In neighboring Ceara state, Omega has plans for a 4.6 gigawatt solar park with more generation capacity than Brazil’s fourth-largest hydroelectric dam. The company is working to finalize a deal to sell the power to Australian miner Fortescue, who wants to use it for green hydrogen. Miners use green hydrogen to fuel trucks and machinery, and it can be used in blast furnaces.
Standing on a ridge at Assurua, Bastos, Omega’s CEO, makes his case for Brazil. Europe is looking to free itself from Russian gas, and nobody is better placed than Brazil to produce ammonia from green hydrogen and ship it across the Atlantic Ocean, he said.
“The sun we have in Brazil, the wind we have, will make it work,” he said.
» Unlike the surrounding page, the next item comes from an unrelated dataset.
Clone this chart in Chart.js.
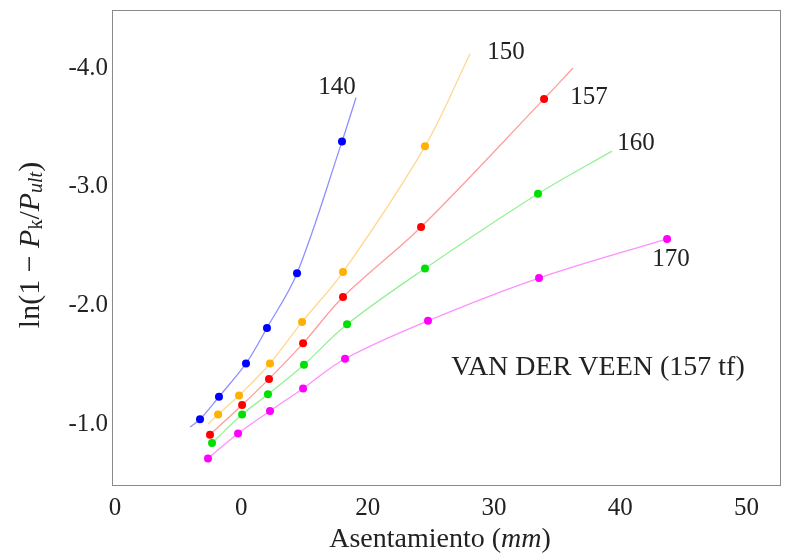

To unleash this new phase of development, the government needs to exempt the industry from taxes and duties that comprise 40% of electricity bills, in addition to fast-tracking transmission line construction, Bastos said.
The government is working to generate public support. Lula and his economic team regularly boast about multi-billion-dollar deals with European and Chinese industrial companies, as well as oil majors, to jumpstart green hydrogen. So far, the only project to make it past a final investment decision is Unigel’s in Bahia.
One of the problems is that Brazil also has to compete with subsidized US producers of the same hydrogen and ammonia. To make matters worse, manufacturers of the electrolyzers (the key device that splits water into hydrogen and oxygen) are maxed out with a backlog of orders. Most are going to the US.
Unigel, already a major producer of ammonia and other chemicals, got in early and is at the front of the line for key equipment. But it needs to find financial partners to get its second and third phases underway. Otherwise, only a fraction of its $1.5 billion development will become a reality. Unigel came under financial pressure in Brazil this year after fertilizer prices fell.
“The next wave will be inaugurated by those willing to pay to be the pioneers,” said Gannoum, from the Brazilian Wind Energy Association. “Humanity doesn’t wait until it exhausts one resource before beginning to use another.”